Deep-sea mining dust clouds travel long distances – research

Deployment of Royal IHC’s Apollo II pre-prototype nodule collector vehicle from the aft of RV Sarmiento de Gamboa during the 2018 field test in Málaga Bight. (Image by Alberto Serrano, courtesy of the Royal Netherlands Institute for Sea Research).

New research has found that even though the ‘dust clouds’ created by deep-sea mining descend at a short distance for the most part, a small portion of the stirred-up bottom material remains visible in the water at long distances.

“These waters are normally crystal clear, so deep-sea mining could indeed have a major impact on deep-sea life,” marine geologist Sabine Haalboom, who studied this phenomenon for her PhD dissertation at Utrecht University in the Netherlands, said in a media statement.

Haalboom pointed out that deep-sea mining may take place at depths whose underwater life is yet to be described.

Among other things, the silt at the bottom of the deep sea, which will be stirred up when extracting manganese nodules, is a major concern. Since life in the deep sea is largely unidentified, clouding the water will create completely unknown effects.

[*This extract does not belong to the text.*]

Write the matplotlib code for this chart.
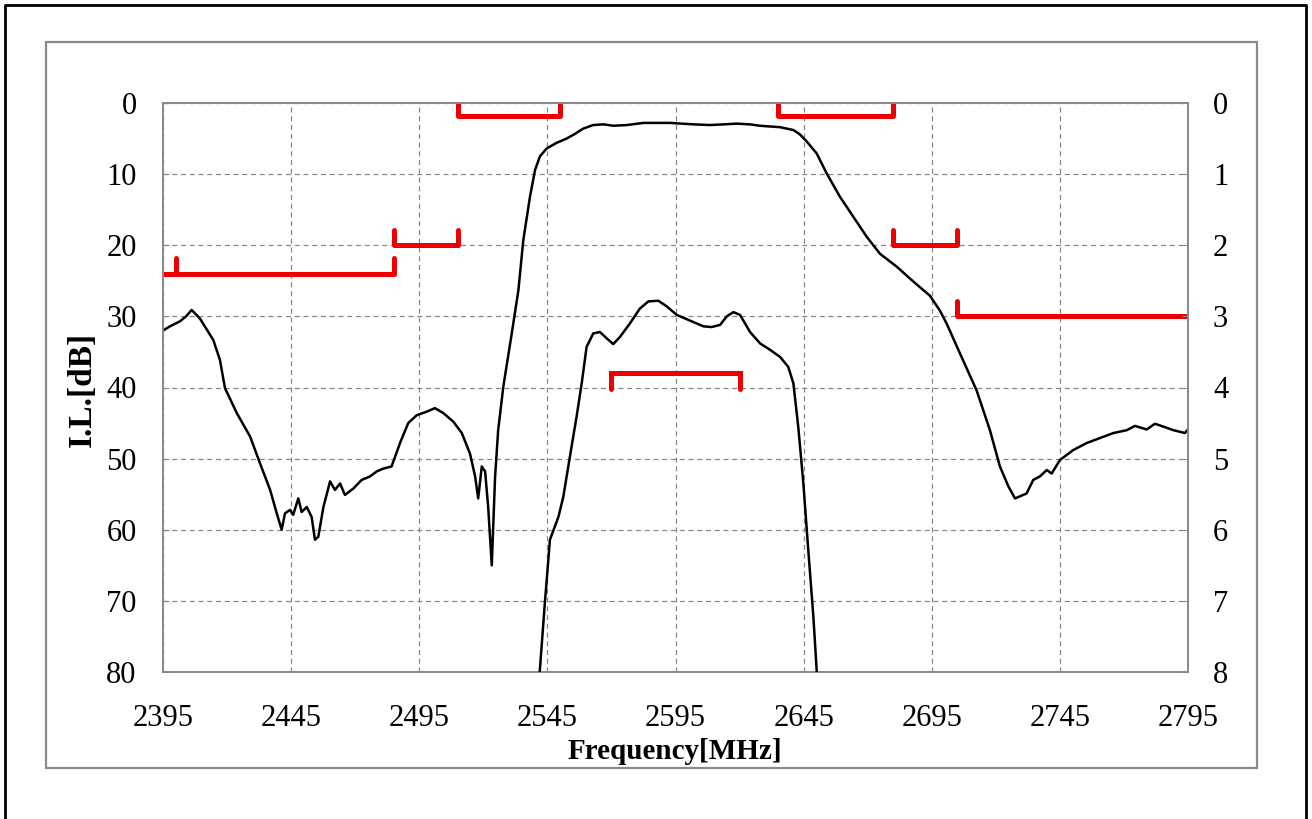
import matplotlib
matplotlib.use("Agg")
import matplotlib.pyplot as plt
from matplotlib.lines import Line2D
from matplotlib.patches import Rectangle

plt.rcParams['font.family'] = ['Liberation Serif', 'DejaVu Serif']

# ---------------- data ----------------
# wide-band insertion loss (left axis, dB)
freq_wide = [2395, 2397.7, 2401.6, 2404.0, 2406.2, 2409.4, 2414.6, 2417.2, 2419.2, 2423.8,
             2429.0, 2432.9, 2436.8, 2439.4, 2441.3, 2442.6, 2444.6, 2445.8, 2447.8, 2449.1,
             2451.1, 2453.0, 2454.3, 2455.6, 2457.6, 2460.2, 2462.1, 2464.1, 2466.0, 2469.3,
             2472.5, 2475.8, 2478.4, 2481.0, 2484.2, 2487.5, 2490.7, 2494.0, 2497.9, 2501.1,
             2504.4, 2508.3, 2511.6, 2514.8, 2516.8, 2518.0, 2519.4, 2520.7, 2521.9, 2523.3,
             2524.6, 2525.8, 2527.8, 2531.1, 2533.7, 2535.6, 2538.2, 2540.2, 2542.1, 2544.7,
             2548.6, 2552.5, 2555.5, 2559.0, 2562.9, 2566.9, 2570.7, 2576.0, 2582.4, 2592.9,
             2601.9, 2608.5, 2614.0, 2618.9, 2624.0, 2628.0, 2635.8, 2641.0, 2643.5, 2646.2,
             2650.1, 2654.0, 2659.2, 2664.4, 2669.6, 2674.8, 2681.3, 2687.8, 2694.3, 2698.2,
             2700.8, 2706.0, 2712.5, 2717.7, 2721.6, 2724.9, 2727.5, 2730.7, 2732.0, 2734.6,
             2737.2, 2739.9, 2741.8, 2745.0, 2750.2, 2755.5, 2760.7, 2765.9, 2771.1, 2774.3,
             2778.9, 2782.1, 2785.4, 2789.3, 2793.8, 2795]
il_wide = [32.0, 31.4, 30.7, 30.0, 29.1, 30.3, 33.3, 36.1, 40.1, 43.6,
           46.9, 50.7, 54.4, 57.7, 60.0, 57.7, 57.2, 57.9, 55.6, 57.5,
           56.8, 58.2, 61.4, 61.0, 56.8, 53.2, 54.4, 53.5, 55.1, 54.2,
           53.0, 52.5, 51.8, 51.4, 51.1, 47.8, 45.0, 43.9, 43.4, 42.9,
           43.6, 44.8, 46.4, 49.3, 52.5, 55.6, 51.1, 51.8, 56.8, 65.0,
           52.5, 46.0, 39.9, 32.4, 26.3, 19.3, 13.2, 9.4, 7.5, 6.4,
           5.6, 5.0, 4.4, 3.6, 3.1, 3.0, 3.2, 3.1, 2.8, 2.8,
           3.0, 3.1, 3.0, 2.9, 3.0, 3.2, 3.4, 3.8, 4.4, 5.4,
           7.1, 9.9, 13.2, 16.0, 18.8, 21.2, 23.0, 25.1, 27.1, 29.2,
           31.0, 35.2, 40.4, 46.0, 51.1, 53.9, 55.6, 55.1, 54.9, 53.0,
           52.5, 51.6, 52.1, 50.2, 48.8, 47.8, 47.1, 46.4, 46.0, 45.4,
           45.9, 45.1, 45.5, 46.0, 46.4, 45.9]

# pass-band insertion loss (right axis, zoomed dB)
freq_pass = [2541.8, 2544.1, 2546.0, 2549.3, 2551.2, 2553.8, 2556.4, 2558.4, 2560.3, 2562.9,
             2565.5, 2568.2, 2570.7, 2573.3, 2577.2, 2581.1, 2584.4, 2588.3, 2591.6, 2595.5,
             2600.7, 2605.9, 2609.1, 2612.4, 2615.0, 2617.6, 2620.2, 2624.1, 2628.0, 2631.9,
             2635.8, 2639.0, 2641.0, 2642.9, 2644.9, 2646.8, 2648.8, 2650.3]
il_pass = [8.1, 6.99, 6.14, 5.82, 5.54, 4.97, 4.41, 3.94, 3.43, 3.24,
           3.22, 3.31, 3.39, 3.29, 3.10, 2.89, 2.79, 2.78, 2.86, 2.98,
           3.06, 3.14, 3.15, 3.12, 3.00, 2.94, 2.98, 3.22, 3.38, 3.47,
           3.57, 3.71, 3.94, 4.55, 5.35, 6.28, 7.22, 8.1]

# attenuation masks (left axis)
mask_line_start = [2395, 2485, 2510, 2635, 2680, 2705]
mask_start = [2400, 2485, 2510, 2635, 2680, 2705]
mask_stop = [2485, 2510, 2550, 2680, 2705, 2795]
mask_level = [24, 20, 1.8, 1.8, 20, 30]
mask_right_tick = [True, True, True, True, True, False]

# pass-band mask (right axis)
pb_mask_start = [2570]
pb_mask_stop = [2620]
pb_mask_level = [3.8]

x_ticks = [2395, 2445, 2495, 2545, 2595, 2645, 2695, 2745, 2795]
y_left_ticks = [0, 10, 20, 30, 40, 50, 60, 70, 80]
y_right_ticks = [0, 1, 2, 3, 4, 5, 6, 7, 8]

# ---------------- figure ----------------
W, H = 1312, 819
fig = plt.figure(figsize=(W / 100, H / 100), dpi=100)

# frames
fig.add_artist(Line2D([5 / W, 5 / W, 1306 / W, 1306 / W], [-0.01, 1 - 5 / H, 1 - 5 / H, -0.01],
                      transform=fig.transFigure, color='black', lw=2.0))
fig.add_artist(Rectangle((46 / W, 1 - 768 / H), (1257 - 46) / W, (768 - 42) / H,
                         transform=fig.transFigure, fill=False, edgecolor='#8a8a8a', lw=1.6))

ax = fig.add_axes([163 / W, 1 - 672 / H, (1188 - 163) / W, (672 - 103) / H])
ax2 = ax.twinx()

ax.set_xlim(2395, 2795)
ax.set_ylim(80, 0)
ax2.set_ylim(8, 0)

ax.set_xticks(x_ticks)
ax.set_xticklabels([str(v) for v in x_ticks])
ax.set_yticks(y_left_ticks)
ax.set_yticklabels([str(v) for v in y_left_ticks])
ax2.set_yticks(y_right_ticks)
ax2.set_yticklabels([str(v) for v in y_right_ticks])

ax.grid(True, color='#888888', linestyle=(0, (4, 3)), lw=0.9)
for a in (ax, ax2):
    for s in a.spines.values():
        s.set_color('#8a8a8a')
        s.set_linewidth(1.3)
ax.tick_params(axis='x', length=0, pad=23, labelsize=22)
ax.tick_params(axis='y', length=4, direction='in', color='#8a8a8a', pad=19, labelsize=22)
ax2.tick_params(axis='y', length=4, direction='in', color='#8a8a8a', pad=18, labelsize=22)

# curves
ax.plot(freq_wide, il_wide, color='black', lw=1.8, zorder=3)
ax2.plot(freq_pass, il_pass, color='black', lw=1.8, zorder=3)

red = '#ee0000'
tick_len = 2.2
for ls, s, e, lv, rt in zip(mask_line_start, mask_start, mask_stop, mask_level, mask_right_tick):
    ax.plot([ls, e], [lv, lv], color=red, lw=3.6, solid_capstyle='butt', zorder=4)
    ax.plot([s, s], [lv, lv - tick_len], color=red, lw=3.6, solid_capstyle='round', zorder=4)
    if rt:
        ax.plot([e, e], [lv, lv - tick_len], color=red, lw=3.6, solid_capstyle='round', zorder=4)

for s, e, lv in zip(pb_mask_start, pb_mask_stop, pb_mask_level):
    ax2.plot([s, s, e, e], [lv + tick_len / 10, lv, lv, lv + tick_len / 10], color=red, lw=3.6,
             solid_capstyle='round', solid_joinstyle='miter', zorder=4)

# axis titles
fig.text(675 / W, 1 - 759 / H, 'Frequency[MHz]', ha='center', va='baseline',
         fontsize=21, fontweight='bold')
fig.text(82 / W, 1 - 389 / H, 'I.L.[dB]', ha='center', va='center', rotation=90,
         fontsize=24, fontweight='bold')

fig.savefig('out.png', dpi=100)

For her research, Haalboom conducted experiments with different instruments to measure the amount and also the size of suspended particles in the water. At the bottom of the Clarion Clipperton Zone, a vast area in the depths of the Pacific Ocean, she performed measurements with those instruments before and after a grid with 500 kilograms of steel chains had been dragged across the bottom.

“The first thing that strikes you when you take measurements in that area is how unimaginably clear the water naturally is,” the scientist noted. “After we dragged the chains back and forth over a 500-metre stretch, the vast majority of the stirred-up material settled within just a few hundred metres. Yet, we also saw that a small portion of the stirred-up bottom material was still visible up to hundreds of metres from the test site and metres above the bottom. The water was a lot murkier than normal at long distances from the test site.”

In a follow-up study, in which Haalboom was not involved, the “dust clouds” were visible even up to five kilometres away from the test site.

Companies competing for concessions to extract metals from the deep-sea floor are seizing on the results of these initial trials as an indication of the low impact of deep-sea mining on bottom life. Yet, that is not justifiable, said Henko de Stigter, co-promoter of Haalboom’s research and an oceanographer at the Royal Netherlands Institute for Sea Research.

“Sure, based on this PhD research and also based on follow-up research, we know that the vast majority of the dust settles quickly. But when you take into consideration how clear these waters normally are, and that deep-sea life depends on the very scarce food in the water, that last little bit could have a big impact,” he said.

Both Haalboom and De Stigter urge more research before firm statements can be made about the impact of deep-sea mining.

“It is really too soon to say at this point how harmful or how harmless that last bit of dust is that can be spread over such great distances”, de Stigter emphasized.